Words have a habit of outgrowing the meanings assigned to them. Before long, they cease merely to describe and begin to classify. One wonders how long it will be before ‘olodo’ functions less as a measure of intelligence than as a shorthand for an entire social type. This possibility is not far-fetched. Nigerian public life has rarely been immune to class performance. We have long used accents to infer competence, grammar to infer intelligence and schools to infer worth. The temptation to recruit olodo into that same hierarchy is entirely plausible.  

The difficulty, of course, is that intelligence has never been particularly visible. One cannot glance across a room and perceive another’s capacity for thought. What one sees instead are its approximations. It is therefore unsurprising that we repeatedly mistake the performance of intelligence for intelligence itself.  

Marya Mannes once said that “those who are in reality superior in intelligence can be accepted by their fellows only if they pretend they are not”. Whether or not one accepts her conclusion in its entirety, it gestures towards the simple fact that we often reward the performance of intelligence more readily.  

By now, the entire discourse resembles a Gordian knot. Education, economics, class, language, algorithms, and institutional failure have become so tightly wound together that every attempt to isolate a single culprit only tightens the knot further. We ask whether schools have failed, whether creators have displaced scholars, whether social media has eroded our standards, whether the youth have become less interested in learning. Each answer contains a measure of truth. None by itself is sufficient.  
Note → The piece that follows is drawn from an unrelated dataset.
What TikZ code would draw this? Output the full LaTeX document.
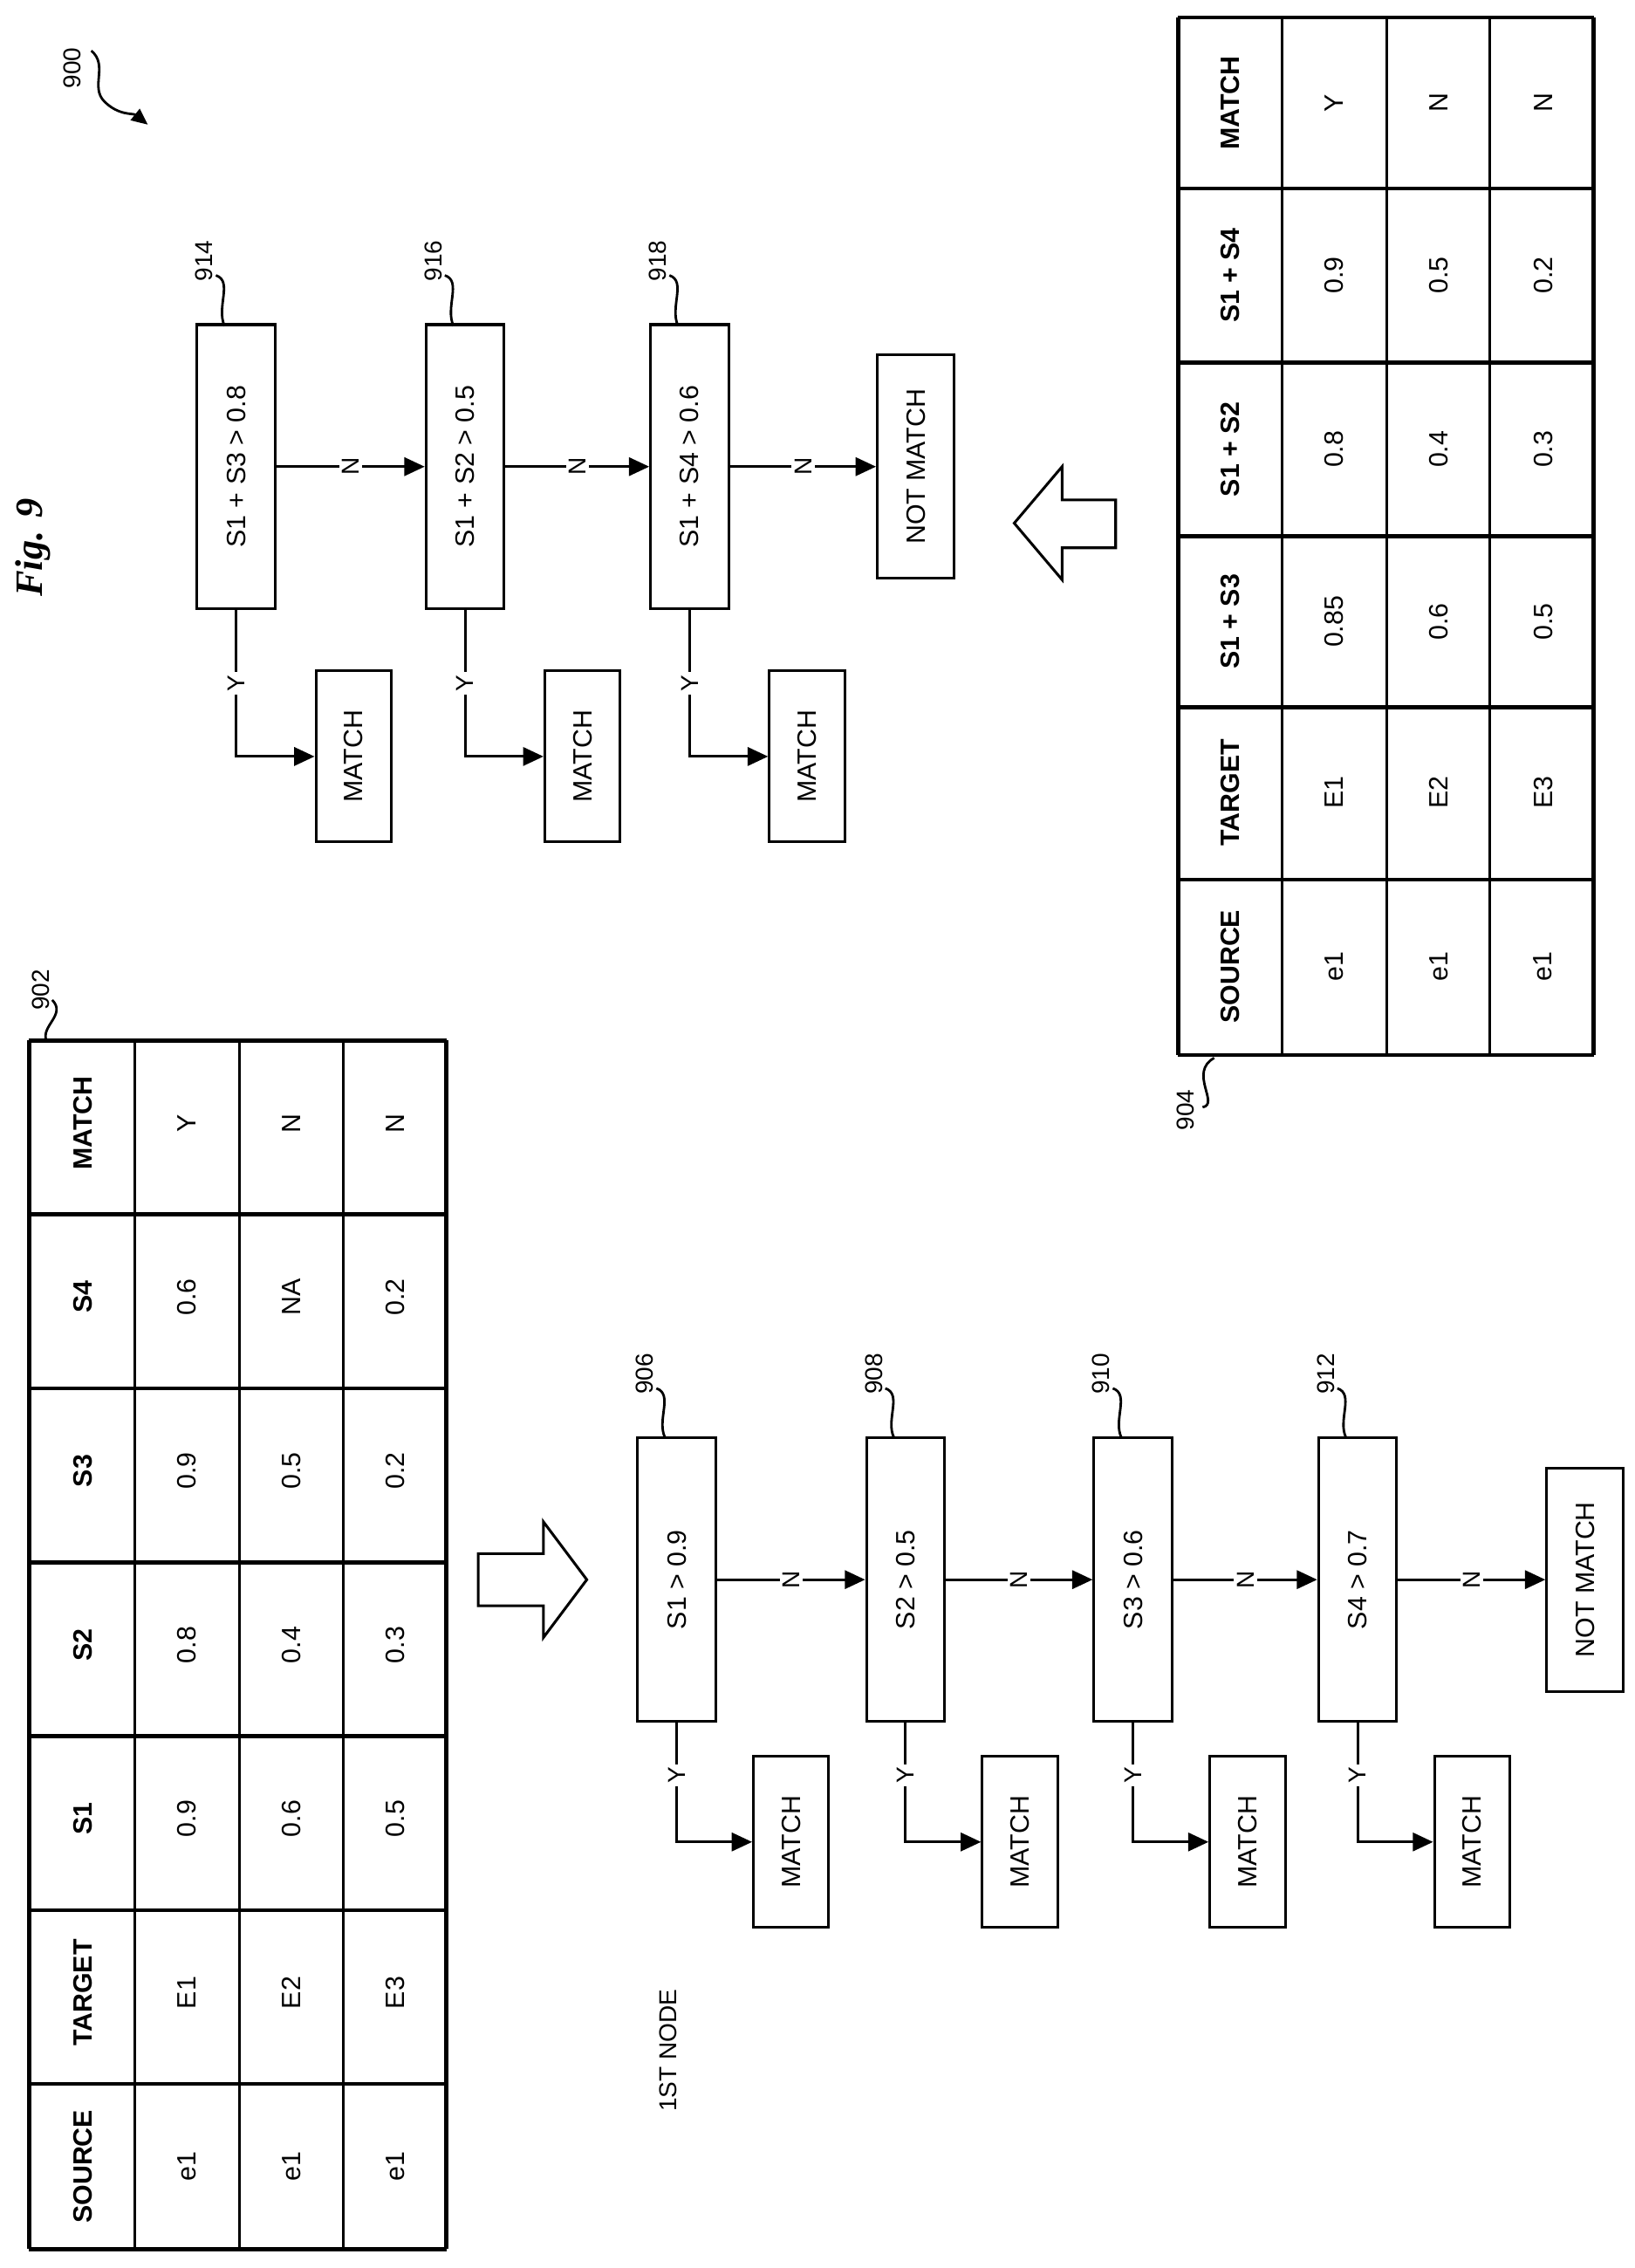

Perhaps that is because we have spent too much time searching for villains and too little time examining incentives. Societies rarely produce values in isolation. They cultivate them, reward them and eventually normalize them.  

Sally Rooney writes that “when we look at them and learn from them, something goes wrong with us.” I think she is exactly right.  

A society cannot repeatedly reward spectacle, watch increasingly more of its young orient themselves towards it and imagine itself unchanged. Every generation learns, consciously or otherwise, what its society is prepared to reward. The more consistently we elevate this raree show over substance, the more those become the aspirations inherited by the next.  

That, I think, is what Ycee was trying to articulate, however inelegantly. And yet, I am no longer convinced there is simply ‘something wrong’ with the people who have come to embody these values. They did not invent the incentives to which they responded. 

They did not wake up one morning and collectively decide that spectacle would be more profitable than substance. Institutions collapse long before cultures do.  

By the time we begin lamenting the people a nation has produced, we have often forgotten to examine the conditions that produced them in the first place, or we have simply become so accustomed to these conditions that we no longer recognise them as the problem anymore.  

That does not absolve them. But it should humble us.